Goal
Reproduce all the entries exactly.

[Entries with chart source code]
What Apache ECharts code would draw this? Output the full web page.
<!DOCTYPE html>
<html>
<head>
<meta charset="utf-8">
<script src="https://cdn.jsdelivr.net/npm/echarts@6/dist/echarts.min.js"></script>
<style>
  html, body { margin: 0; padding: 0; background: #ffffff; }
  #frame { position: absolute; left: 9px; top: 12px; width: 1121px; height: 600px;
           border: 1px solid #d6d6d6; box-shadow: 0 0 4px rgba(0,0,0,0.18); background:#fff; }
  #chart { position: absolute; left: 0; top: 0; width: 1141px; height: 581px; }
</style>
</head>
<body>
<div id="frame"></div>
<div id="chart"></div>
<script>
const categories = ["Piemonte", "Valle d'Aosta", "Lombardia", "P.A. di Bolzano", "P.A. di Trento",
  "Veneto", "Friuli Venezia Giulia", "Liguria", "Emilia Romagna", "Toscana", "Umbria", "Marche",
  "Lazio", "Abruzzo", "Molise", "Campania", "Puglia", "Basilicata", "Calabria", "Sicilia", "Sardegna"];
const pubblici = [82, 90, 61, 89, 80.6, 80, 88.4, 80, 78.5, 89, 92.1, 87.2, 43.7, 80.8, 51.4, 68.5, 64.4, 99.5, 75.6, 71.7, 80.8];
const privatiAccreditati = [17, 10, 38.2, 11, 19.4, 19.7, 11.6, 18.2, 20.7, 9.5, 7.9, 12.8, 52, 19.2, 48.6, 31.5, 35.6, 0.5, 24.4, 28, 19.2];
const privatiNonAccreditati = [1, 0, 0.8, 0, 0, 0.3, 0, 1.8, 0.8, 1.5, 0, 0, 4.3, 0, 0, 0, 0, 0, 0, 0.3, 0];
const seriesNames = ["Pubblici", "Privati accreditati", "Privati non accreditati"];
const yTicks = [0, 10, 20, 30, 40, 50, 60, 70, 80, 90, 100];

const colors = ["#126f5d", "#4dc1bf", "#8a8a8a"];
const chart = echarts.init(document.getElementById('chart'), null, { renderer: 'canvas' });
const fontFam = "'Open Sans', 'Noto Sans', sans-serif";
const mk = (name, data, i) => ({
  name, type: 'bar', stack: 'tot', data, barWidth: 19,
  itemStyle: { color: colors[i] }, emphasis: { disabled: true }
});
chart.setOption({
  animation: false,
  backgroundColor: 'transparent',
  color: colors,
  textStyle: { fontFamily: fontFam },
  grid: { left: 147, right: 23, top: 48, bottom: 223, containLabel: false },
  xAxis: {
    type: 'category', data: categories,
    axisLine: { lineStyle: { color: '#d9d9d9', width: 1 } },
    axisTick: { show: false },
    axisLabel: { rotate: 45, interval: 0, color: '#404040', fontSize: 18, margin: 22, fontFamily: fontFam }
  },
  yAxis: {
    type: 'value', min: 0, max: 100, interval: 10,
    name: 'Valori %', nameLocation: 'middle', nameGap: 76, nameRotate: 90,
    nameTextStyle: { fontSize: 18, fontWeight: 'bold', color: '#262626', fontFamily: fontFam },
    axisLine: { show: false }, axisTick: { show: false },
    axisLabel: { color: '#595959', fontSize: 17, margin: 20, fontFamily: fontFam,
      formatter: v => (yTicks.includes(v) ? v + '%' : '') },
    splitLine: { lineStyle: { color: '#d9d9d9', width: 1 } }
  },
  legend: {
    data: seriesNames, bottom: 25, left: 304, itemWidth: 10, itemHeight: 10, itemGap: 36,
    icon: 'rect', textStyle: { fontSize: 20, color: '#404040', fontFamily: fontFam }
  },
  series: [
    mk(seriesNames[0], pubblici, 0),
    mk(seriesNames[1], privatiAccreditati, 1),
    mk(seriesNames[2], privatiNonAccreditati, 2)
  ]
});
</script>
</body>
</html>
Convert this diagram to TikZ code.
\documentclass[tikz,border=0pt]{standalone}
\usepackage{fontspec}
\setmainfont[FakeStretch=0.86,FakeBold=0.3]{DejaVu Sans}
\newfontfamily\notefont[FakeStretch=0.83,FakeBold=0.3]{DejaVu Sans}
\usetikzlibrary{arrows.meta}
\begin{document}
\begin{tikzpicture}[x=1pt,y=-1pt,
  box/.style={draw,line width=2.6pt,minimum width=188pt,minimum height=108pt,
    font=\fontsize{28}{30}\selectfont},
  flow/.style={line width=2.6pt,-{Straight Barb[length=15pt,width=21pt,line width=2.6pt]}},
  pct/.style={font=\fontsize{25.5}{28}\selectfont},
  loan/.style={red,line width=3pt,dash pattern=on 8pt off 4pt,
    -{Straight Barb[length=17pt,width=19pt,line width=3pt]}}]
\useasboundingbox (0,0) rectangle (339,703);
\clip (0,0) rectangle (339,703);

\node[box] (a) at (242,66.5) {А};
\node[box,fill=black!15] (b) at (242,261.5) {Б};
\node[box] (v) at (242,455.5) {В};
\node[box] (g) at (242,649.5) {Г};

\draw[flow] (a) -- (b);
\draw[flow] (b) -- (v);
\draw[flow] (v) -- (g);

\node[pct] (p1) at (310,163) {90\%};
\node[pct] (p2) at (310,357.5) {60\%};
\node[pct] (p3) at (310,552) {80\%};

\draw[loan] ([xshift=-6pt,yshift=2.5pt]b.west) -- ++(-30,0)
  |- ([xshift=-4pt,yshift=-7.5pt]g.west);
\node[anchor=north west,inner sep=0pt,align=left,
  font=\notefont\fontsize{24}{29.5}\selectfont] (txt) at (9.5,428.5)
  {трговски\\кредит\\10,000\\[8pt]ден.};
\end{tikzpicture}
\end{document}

Correct answer
What Apache ECharts code would draw this? Output the full web page.
<!DOCTYPE html>
<html>
<head>
<meta charset="utf-8">
<script src="https://cdn.jsdelivr.net/npm/echarts@6/dist/echarts.min.js"></script>
<style>
  html, body { margin: 0; padding: 0; background: #ffffff; }
  #frame { position: absolute; left: 9px; top: 12px; width: 1121px; height: 600px;
           border: 1px solid #d6d6d6; box-shadow: 0 0 4px rgba(0,0,0,0.18); background:#fff; }
  #chart { position: absolute; left: 0; top: 0; width: 1141px; height: 581px; }
</style>
</head>
<body>
<div id="frame"></div>
<div id="chart"></div>
<script>
const categories = ["Piemonte", "Valle d'Aosta", "Lombardia", "P.A. di Bolzano", "P.A. di Trento",
  "Veneto", "Friuli Venezia Giulia", "Liguria", "Emilia Romagna", "Toscana", "Umbria", "Marche",
  "Lazio", "Abruzzo", "Molise", "Campania", "Puglia", "Basilicata", "Calabria", "Sicilia", "Sardegna"];
const pubblici = [82, 90, 61, 89, 80.6, 80, 88.4, 80, 78.5, 89, 92.1, 87.2, 43.7, 80.8, 51.4, 68.5, 64.4, 99.5, 75.6, 71.7, 80.8];
const privatiAccreditati = [17, 10, 38.2, 11, 19.4, 19.7, 11.6, 18.2, 20.7, 9.5, 7.9, 12.8, 52, 19.2, 48.6, 31.5, 35.6, 0.5, 24.4, 28, 19.2];
const privatiNonAccreditati = [1, 0, 0.8, 0, 0, 0.3, 0, 1.8, 0.8, 1.5, 0, 0, 4.3, 0, 0, 0, 0, 0, 0, 0.3, 0];
const seriesNames = ["Pubblici", "Privati accreditati", "Privati non accreditati"];
const yTicks = [0, 10, 20, 30, 40, 50, 60, 70, 80, 90, 100];

const colors = ["#126f5d", "#4dc1bf", "#8a8a8a"];
const chart = echarts.init(document.getElementById('chart'), null, { renderer: 'canvas' });
const fontFam = "'Open Sans', 'Noto Sans', sans-serif";
const mk = (name, data, i) => ({
  name, type: 'bar', stack: 'tot', data, barWidth: 19,
  itemStyle: { color: colors[i] }, emphasis: { disabled: true }
});
chart.setOption({
  animation: false,
  backgroundColor: 'transparent',
  color: colors,
  textStyle: { fontFamily: fontFam },
  grid: { left: 147, right: 23, top: 48, bottom: 223, containLabel: false },
  xAxis: {
    type: 'category', data: categories,
    axisLine: { lineStyle: { color: '#d9d9d9', width: 1 } },
    axisTick: { show: false },
    axisLabel: { rotate: 45, interval: 0, color: '#404040', fontSize: 18, margin: 22, fontFamily: fontFam }
  },
  yAxis: {
    type: 'value', min: 0, max: 100, interval: 10,
    name: 'Valori %', nameLocation: 'middle', nameGap: 76, nameRotate: 90,
    nameTextStyle: { fontSize: 18, fontWeight: 'bold', color: '#262626', fontFamily: fontFam },
    axisLine: { show: false }, axisTick: { show: false },
    axisLabel: { color: '#595959', fontSize: 17, margin: 20, fontFamily: fontFam,
      formatter: v => (yTicks.includes(v) ? v + '%' : '') },
    splitLine: { lineStyle: { color: '#d9d9d9', width: 1 } }
  },
  legend: {
    data: seriesNames, bottom: 25, left: 304, itemWidth: 10, itemHeight: 10, itemGap: 36,
    icon: 'rect', textStyle: { fontSize: 20, color: '#404040', fontFamily: fontFam }
  },
  series: [
    mk(seriesNames[0], pubblici, 0),
    mk(seriesNames[1], privatiAccreditati, 1),
    mk(seriesNames[2], privatiNonAccreditati, 2)
  ]
});
</script>
</body>
</html>
Convert this diagram to TikZ code.
\documentclass[tikz,border=0pt]{standalone}
\usepackage{fontspec}
\setmainfont[FakeStretch=0.86,FakeBold=0.3]{DejaVu Sans}
\newfontfamily\notefont[FakeStretch=0.83,FakeBold=0.3]{DejaVu Sans}
\usetikzlibrary{arrows.meta}
\begin{document}
\begin{tikzpicture}[x=1pt,y=-1pt,
  box/.style={draw,line width=2.6pt,minimum width=188pt,minimum height=108pt,
    font=\fontsize{28}{30}\selectfont},
  flow/.style={line width=2.6pt,-{Straight Barb[length=15pt,width=21pt,line width=2.6pt]}},
  pct/.style={font=\fontsize{25.5}{28}\selectfont},
  loan/.style={red,line width=3pt,dash pattern=on 8pt off 4pt,
    -{Straight Barb[length=17pt,width=19pt,line width=3pt]}}]
\useasboundingbox (0,0) rectangle (339,703);
\clip (0,0) rectangle (339,703);

\node[box] (a) at (242,66.5) {А};
\node[box,fill=black!15] (b) at (242,261.5) {Б};
\node[box] (v) at (242,455.5) {В};
\node[box] (g) at (242,649.5) {Г};

\draw[flow] (a) -- (b);
\draw[flow] (b) -- (v);
\draw[flow] (v) -- (g);

\node[pct] (p1) at (310,163) {90\%};
\node[pct] (p2) at (310,357.5) {60\%};
\node[pct] (p3) at (310,552) {80\%};

\draw[loan] ([xshift=-6pt,yshift=2.5pt]b.west) -- ++(-30,0)
  |- ([xshift=-4pt,yshift=-7.5pt]g.west);
\node[anchor=north west,inner sep=0pt,align=left,
  font=\notefont\fontsize{24}{29.5}\selectfont] (txt) at (9.5,428.5)
  {трговски\\кредит\\10,000\\[8pt]ден.};
\end{tikzpicture}
\end{document}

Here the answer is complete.